The petitioners also faulted INEC on the issue of double nomination, stating that while Section 29 of the Electoral Act, 2022 governs the submission of list of candidates and their Affidavits in Form EC9, Sections 30, 31, 32, 33 and 35 of the Electoral Act 2022, on the other, governs the prohibition of double nomination, withdrawal of candidate, political party changing its candidate and invalidity of multiple nomination.
They stated, “As at 14th July, 2022 when the Third Respondent was nominated as the Vice Presidential candidate of the Fourth Respondent, the Third Respondent was still the senatorial candidate of the Fourth Respondent for the Borno Central Senatorial District, his name not having been withdrawn by the Fourth Respondent as stipulated by Section 33 of the Electoral Act, 2022.
“(v) Borno Central Senatorial District is a Constituency for the purpose of a Senatorial election.

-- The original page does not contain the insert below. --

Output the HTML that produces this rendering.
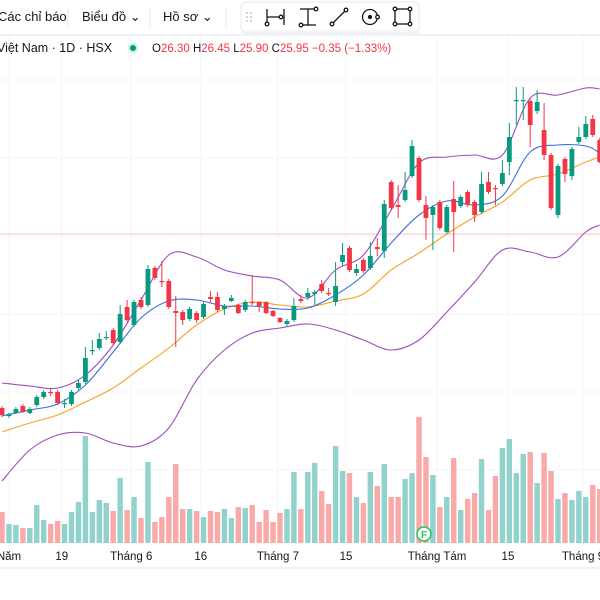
<!DOCTYPE html>
<html><head><meta charset="utf-8">
<style>
html,body{margin:0;padding:0;background:#fff;width:600px;height:600px;overflow:hidden;font-family:"Liberation Sans","Noto Sans CJK JP",sans-serif;}
svg{display:block}
</style></head>
<body>
<svg id="chart" width="600" height="600" viewBox="0 0 600 600" xmlns="http://www.w3.org/2000/svg" font-family="Liberation Sans, sans-serif">
  <rect width="600" height="600" fill="#fff"/>
  <g id="grid"></g>
  <line x1="0" y1="234" x2="600" y2="234" stroke="#f3c5c8" stroke-width="1"/>
  <g id="vol"></g>
  <g id="ind"></g>
  <g id="candles"></g>
  <g>
    <line x1="0" y1="35" x2="600" y2="35" stroke="#e0e3eb"/>
    <text x="-2" y="21" font-size="13" fill="#131722">Các chỉ báo</text>
    <line x1="68" y1="9" x2="68" y2="27" stroke="#e0e3eb"/>
    <text x="82" y="21" font-size="13" fill="#131722">Biểu đồ ⌄</text>
    <line x1="150" y1="9" x2="150" y2="27" stroke="#e0e3eb"/>
    <text x="163" y="21" font-size="13" fill="#131722">Hồ sơ ⌄</text>
    <line x1="226" y1="9" x2="226" y2="27" stroke="#e0e3eb"/>
  </g>
  <g>
    <rect x="241" y="2" width="178" height="31" rx="5" fill="#fff" stroke="#e6e8ee"/>
    <rect x="241" y="30" width="178" height="4" fill="#f0f1f4" opacity="0.6"/>
    <g fill="#b2b5be"><circle cx="247" cy="13" r="0.9"/><circle cx="251" cy="13" r="0.9"/><circle cx="247" cy="17" r="0.9"/><circle cx="251" cy="17" r="0.9"/><circle cx="247" cy="21" r="0.9"/><circle cx="251" cy="21" r="0.9"/></g>
    <g stroke="#131722" stroke-width="1.3" fill="#fff">
      <g><line x1="267" y1="9" x2="267" y2="25"/><line x1="267" y1="17" x2="283" y2="17"/><line x1="284" y1="9" x2="284" y2="25"/><circle cx="267" cy="24" r="1.8"/><circle cx="281" cy="17" r="1.8"/></g>
      <g><line x1="300" y1="9" x2="316" y2="9"/><line x1="308" y1="9" x2="308" y2="25"/><line x1="300" y1="25" x2="316" y2="25"/><circle cx="316" cy="9" r="1.8"/><circle cx="301" cy="25" r="1.8"/></g>
      <g><line x1="332" y1="24" x2="346" y2="10"/><circle cx="332" cy="24" r="1.8"/><circle cx="346" cy="10" r="1.8"/></g>
      <g><circle cx="370" cy="17" r="7.5"/><circle cx="370" cy="17" r="1.5" fill="#131722"/><circle cx="377.5" cy="17" r="1.8"/></g>
      <g><rect x="395" y="9" width="15" height="15" fill="none"/><circle cx="395" cy="9" r="1.8"/><circle cx="410" cy="9" r="1.8"/><circle cx="395" cy="24" r="1.8"/><circle cx="410" cy="24" r="1.8"/></g>
    </g>
  </g>
  <g font-size="12.5">
    <text x="-3" y="52" fill="#131722">Việt Nam · 1D · HSX</text>
    <circle cx="133" cy="48" r="5.5" fill="#d6f0ec"/><circle cx="133" cy="48" r="3" fill="#089981"/>
    <text x="152" y="52" font-size="11.5" fill="#f23645"><tspan fill="#131722">O</tspan>26.30 <tspan fill="#131722">H</tspan>26.45 <tspan fill="#131722">L</tspan>25.90 <tspan fill="#131722">C</tspan>25.95 −0.35 (−1.33%)</text>
  </g>
  <g id="axis">
    <line x1="0" y1="568" x2="600" y2="568" stroke="#e0e3eb"/>
  </g>
</svg>
<script>
const opens=[15.6,15.2,15.35,15.7,15.35,15.75,16.15,16.4,16.4,15.8,15.8,16.6,16.9,18.45,18.6,19.1,19.5,18.9,20.65,19.75,21.0,20.75,22.6,21.95,21.95,20.45,20.4,20.05,20.35,20.15,21.15,21.15,20.55,20.95,20.75,20.5,20.9,20.9,20.9,20.45,20.1,19.8,20.0,21.05,21.15,21.3,21.8,21.35,20.9,22.9,23.6,22.35,23.0,22.6,23.65,23.45,26.9,25.75,26.0,27.2,28.1,25.75,25.25,25.9,24.4,26.05,25.7,26.4,25.9,25.4,26.9,26.6,26.8,27.9,30.95,30.95,30.95,30.45,29.5,28.25,25.25,28.05,27.2,28.9,29.15,30.05,29.0];
const highs=[15.7,15.35,15.65,15.8,15.65,16.25,16.5,16.6,16.5,16.05,16.5,17.0,18.65,19.0,19.35,19.45,19.6,20.75,21.0,21.0,21.15,22.75,22.7,22.95,22.05,21.2,20.5,20.65,20.45,20.9,21.45,21.4,20.8,21.25,20.8,21.0,22.25,20.95,20.95,20.5,20.15,20.05,21.1,21.25,21.6,21.5,22.0,21.6,22.9,23.85,23.7,22.8,23.1,23.9,24.1,26.0,27.0,26.75,27.4,29.0,28.2,26.2,25.75,26.0,25.75,26.95,26.25,26.5,26.0,27.4,27.4,26.75,28.0,29.85,31.65,31.65,31.05,31.5,30.85,28.35,27.8,28.15,28.65,29.65,30.2,30.25,29.1];
const lows=[15.15,15.1,15.3,15.35,15.3,15.65,16.05,16.2,15.75,15.6,15.7,16.5,16.8,18.25,18.5,19.0,18.75,18.8,19.9,19.65,20.55,20.65,22.0,21.65,20.55,18.65,19.75,19.95,19.85,20.05,20.9,20.4,20.25,20.9,20.3,20.4,20.75,20.4,20.3,20.15,19.85,19.7,19.9,20.85,21.0,20.75,21.35,21.2,20.7,22.7,22.4,22.2,22.35,22.5,23.2,23.1,25.5,25.1,25.9,27.1,25.9,24.0,23.5,24.5,24.3,23.4,25.6,25.65,24.9,25.3,26.3,25.75,26.7,27.25,29.75,30.0,28.65,30.3,28.0,25.5,25.1,26.9,27.0,28.8,29.05,29.15,27.85];
const closes=[15.25,15.3,15.55,15.4,15.55,16.15,16.4,16.35,15.85,15.85,16.4,16.85,18.1,18.5,19.05,19.15,18.85,20.3,20.0,20.9,20.65,22.55,22.1,21.9,20.65,20.35,20.0,20.55,20.0,20.8,21.05,20.5,20.7,21.1,20.35,20.9,20.85,20.7,20.35,20.2,19.9,19.95,20.7,20.95,21.35,21.4,21.45,21.3,21.7,23.25,22.5,22.55,22.45,23.2,23.55,25.8,25.6,25.65,26.5,28.7,26.0,25.1,25.65,24.6,25.65,25.4,26.15,25.75,25.25,26.8,26.4,26.55,27.35,29.15,31.0,31.0,29.75,30.9,28.25,25.6,27.7,27.3,28.55,29.15,29.8,29.25,27.9];
const volumes=[31,19,18,15,15,38,23,19,22,19,31,41,107,31,43,40,32,65,33,46,25,81,21,26,46,79,34,34,32,26,32,31,34,25,36,35,38,21,33,21,30,34,71,34,71,80,52,39,97,72,70,46,40,71,57,79,46,46,64,70,126,86,68,36,46,85,33,44,50,84,33,67,95,104,70,89,91,60,90,72,44,50,43,52,46,58,54];
const indIdx=[0,4,8,12,16,20,24,28,32,36,40,44,48,52,56,60,64,68,72,76,80,84,86];
const maFast=[15.2,15.5,15.8,16.75,18.4,20.1,20.95,21.0,20.7,20.7,20.55,20.6,21.25,22.25,23.85,25.25,25.95,25.75,26.2,28.4,28.75,28.7,28.35];
const maSlow=[14.4,14.85,15.25,15.9,16.6,17.6,18.6,19.75,20.55,20.9,20.75,20.65,20.95,21.3,22.5,23.35,24.3,25.15,25.9,27.0,27.3,27.9,28.15];
const bbUpper=[16.85,16.7,16.6,17.25,18.75,21.0,23.25,23.15,22.5,22.2,22.0,21.1,22.5,23.25,25.5,27.85,28.15,28.25,28.25,31.1,31.25,31.6,31.55];
const bbLower=[11.95,13.5,14.25,14.35,13.85,13.7,14.6,17.0,18.5,19.35,19.6,19.8,19.5,19.0,18.5,19.0,20.4,21.9,23.5,23.4,23.15,24.4,24.75];
const tickLabels=["Năm","19","Tháng 6","16","Tháng 7","15","Tháng Tám","15","Tháng 9"];
const tickIdx=[1,8.6,18.6,28.6,39.7,49.5,62.6,72.8,83.6];

const NS="http://www.w3.org/2000/svg";
function xOf(i){return 2+i*6.95;}
function yOf(p){return (36-p)*20;}
function yVol(v){return 543-v;}
function mk(tag,attrs,parent){const e=document.createElementNS(NS,tag);for(const k in attrs)e.setAttribute(k,attrs[k]);parent.appendChild(e);return e;}

const grid=document.getElementById('grid');
for(let y=80;y<545;y+=78){const l=mk('line',{x1:0,y1:y,x2:600,y2:y,stroke:'#f3f4f7'},grid);

}
tickIdx.forEach((t)=>{const l=mk('line',{x1:xOf(t),y1:36,x2:xOf(t),y2:545,stroke:'#f3f4f7'},grid);

});

const vol=document.getElementById('vol');
volumes.forEach((v,i)=>{const up=closes[i]>=opens[i];
const r=mk('rect',{x:xOf(i)-2.7,y:yVol(v),width:5.4,height:543-yVol(v),fill:up?'#92d2cc':'#f8a9a8'},vol);

});
const fm=mk('g',{},vol);


mk('circle',{cx:424,cy:534,r:7,fill:'#fff',stroke:'#22c55e','stroke-width':1.5},fm);
const ft=mk('text',{x:424,y:538,'font-size':10,'text-anchor':'middle',fill:'#22c55e','font-weight':'bold'},fm);ft.textContent='F';

const ind=document.getElementById('ind');
function line(arr,color,name){
  const pts=arr.map((v,k)=>[xOf(indIdx[k]),yOf(v)]);
  let d='M'+pts[0][0].toFixed(1)+' '+pts[0][1].toFixed(1);
  for(let k=0;k<pts.length-1;k++){
    const p0=pts[Math.max(0,k-1)],p1=pts[k],p2=pts[k+1],p3=pts[Math.min(pts.length-1,k+2)];
    const c1x=p1[0]+(p2[0]-p0[0])/6,c1y=p1[1]+(p2[1]-p0[1])/6;
    const c2x=p2[0]-(p3[0]-p1[0])/6,c2y=p2[1]-(p3[1]-p1[1])/6;
    d+=' C'+c1x.toFixed(1)+' '+c1y.toFixed(1)+' '+c2x.toFixed(1)+' '+c2y.toFixed(1)+' '+p2[0].toFixed(1)+' '+p2[1].toFixed(1);
  }
  const p=mk('path',{d:d,fill:'none',stroke:color,'stroke-width':1.1,'stroke-linejoin':'round'},ind);
  
  }
line(bbUpper,'#a04cbb','bollinger-upper');
line(bbLower,'#a04cbb','bollinger-lower');
line(maSlow,'#f7a325','moving-average-slow');
line(maFast,'#3a6fe0','moving-average-fast');

const cg=document.getElementById('candles');
opens.forEach((o,i)=>{const c=closes[i];const up=c>=o;const col=up?'#089981':'#f23645';const x=xOf(i);
const g=mk('g',{},cg);


mk('line',{x1:x,y1:yOf(highs[i]),x2:x,y2:yOf(lows[i]),stroke:col,'stroke-width':1},g);
const top=yOf(Math.max(o,c)),bot=yOf(Math.min(o,c));
mk('rect',{x:x-2.4,y:top,width:4.8,height:Math.max(1.2,bot-top),fill:col},g);});

const ax=document.getElementById('axis');
tickLabels.forEach((t,k)=>{const e=mk('text',{x:xOf(tickIdx[k]),y:560,'font-size':11.5,'text-anchor':'middle',fill:'#131722'},ax);


e.textContent=t;});
</script>
</body></html>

Likewise, the entire Federation is a Constituency for election for the office of President and Vice President.
“Until there is a valid substitution of a candidate by a political party, the status quo remains and, therefore, the submission of the Third Respondent’s Form EC 9 as Vice Presidential Candidate of the Fourth Respondent did not automatically abrogate his subsisting nomination as Senatorial Candidate for the Senatorial election for Borno Central Senatorial District.”
The petitioners, in answer to the issue of “manual collation”, stated in paragraph 31 of the First Respondent’s Reply, averred that by the applicable Laws and Regulations, the legitimate mode for resolving disputes at the collation was by resorting to the result uploaded on the IReV using the BVAS.
Obi and LP stated, “As at the date of filing this Reply on 21st April 2023, the information on the First Respondent’s IReV Portal (http://www.inecelectionresults.ng) shows that out of the 176,846 polling units, the results submitted were in respect of 167, 433 polling units; and that the percentage of the uploaded results on the IReV is 94.68%.”
The petitioners will also show that by the subsisting judgements in Suit No: FHC/ABJ/CS/334/2023, among others, the Federal High Court correctly applied the provisions of the Electoral Act and the Regulations made thereunder and determined that the use of BVAS for the accreditation and electronic transmission of the results of the election is mandatory.
They further claimed, INEC “unlawfully through its officials made attempt to manipulate the result of the presidential election uploaded on the backend server of the AWS; and thereafter, invented the unsubstantiated excuse of ‘technological glitches’ as their justification for their failure and neglect to transmit/transfer the result of the election as mandated by the Electoral Act and the Guidelines/Regulations to the IReV in real-time.
“Furthermore, in its mischievous attempts to compromise and manipulate the actual results of the election, the First Respondent uploaded blurred images/pictures purporting same to be the Forms EC 8A for the polling units itemised in the reports pleaded and incorporated in the Petition.”
The petitioners accordingly urged the court to hold that INEC’s Reply to the Petition in its entirety is without merit and ought to be discountenanced in toto.